The economic agenda of the EU is carefully buried behind layers
of boredom and jargon. Despite this in recent years as the pace of
so called 'reform' has quickened some, like transport workers
facing privitisation have been forced to unpick this jargon.

What soon emerges is an agenda driven solely by corporate
interests. Profit is to be the bottom line on everything from
transport to health to the environment. Fine sounding
generalizations are followed by tightly worded specifics that make
the one test that must be passed the economic one.

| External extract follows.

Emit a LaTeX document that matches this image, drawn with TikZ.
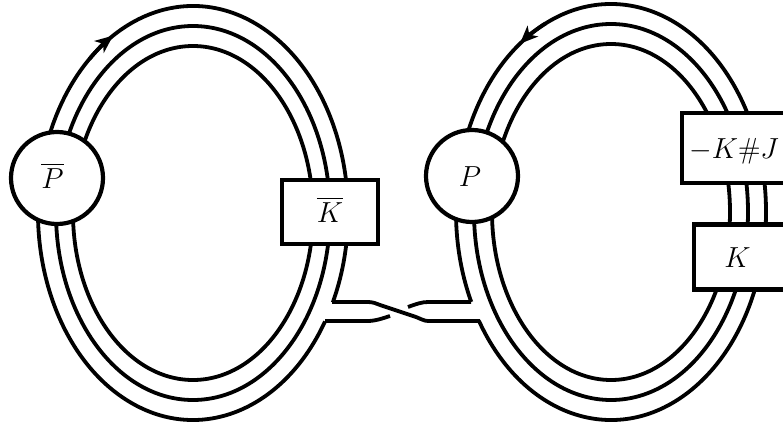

The odd thing about this is that if the citizens of Europe were to
engage in setting the European agenda it would almost certainly
reverse the current priorities. Instead of profit before all we would
probably see an agenda dominated by quality of life issues like
education, healthcare and the environment. So where does the
EU's actual agenda come from?

For an anarchist the obvious answer is 'the ruling class' but rather
than leave it at that it is useful to untangle the web by which these
decisions are formulated, made and then monitored. For what
emerges from behind the curtain are the most powerful
corporations in Europe, bodies with no pretence of any mandate
beyond their combined turnover of 950 million and the fact they
employ some four million workers.[1]

In Ireland in recent years the mechanisms that drive the planning
process have become a matter of public knowledge as tribunal
after tribunal hears evidence of brown envelopes stuffed with cash
being handed over in return for favorable rulings from politicians.
This is a sort of comedy version of what happens on the
European level where an army of 10,000 industrial lobbyists
haunt the corridors of Brussels.

By far the most powerful and exclusive of these is the collection
of the 40 or so biggest European corporations who jointly lobby
the EU through the quaintly named 'European Round Table of
Industrialists'. These are nearly all household names with Ireland
being represented by Michael Smurfit.

The ERT is normally careful to frame its demands in a way that
suggests they will be good for everyone (and not just the profits of
the corporations). But in the run up to the Dublin Summit, the
mask slipped a little. The ERT wrote to all members of the
European Council to express their concern about the continuing
erosion of Europe's competitiveness'.

The appendix to this letter includes the line "Accustomed to
social safety nets and an assured standard of living, the general
public in much of Europe fails to see either the benefit of or need
for competitive attitudes. Large state and semi-state sectors
mostly shielded from competition are similarly heedless of the
warning signs"[2]

This is a bit of a slip of the tongue from the ERT as normally they
dress up their demands in far more careful language. But here it
emerges into the open, an end to 'social safety nets' and 'an
assured standard of living'. The language is still a little jargonized
but it is easy enough to translate it into an end to free social
services like health and education and an end to the very limited
protection from absolute poverty found in the dole and pensions.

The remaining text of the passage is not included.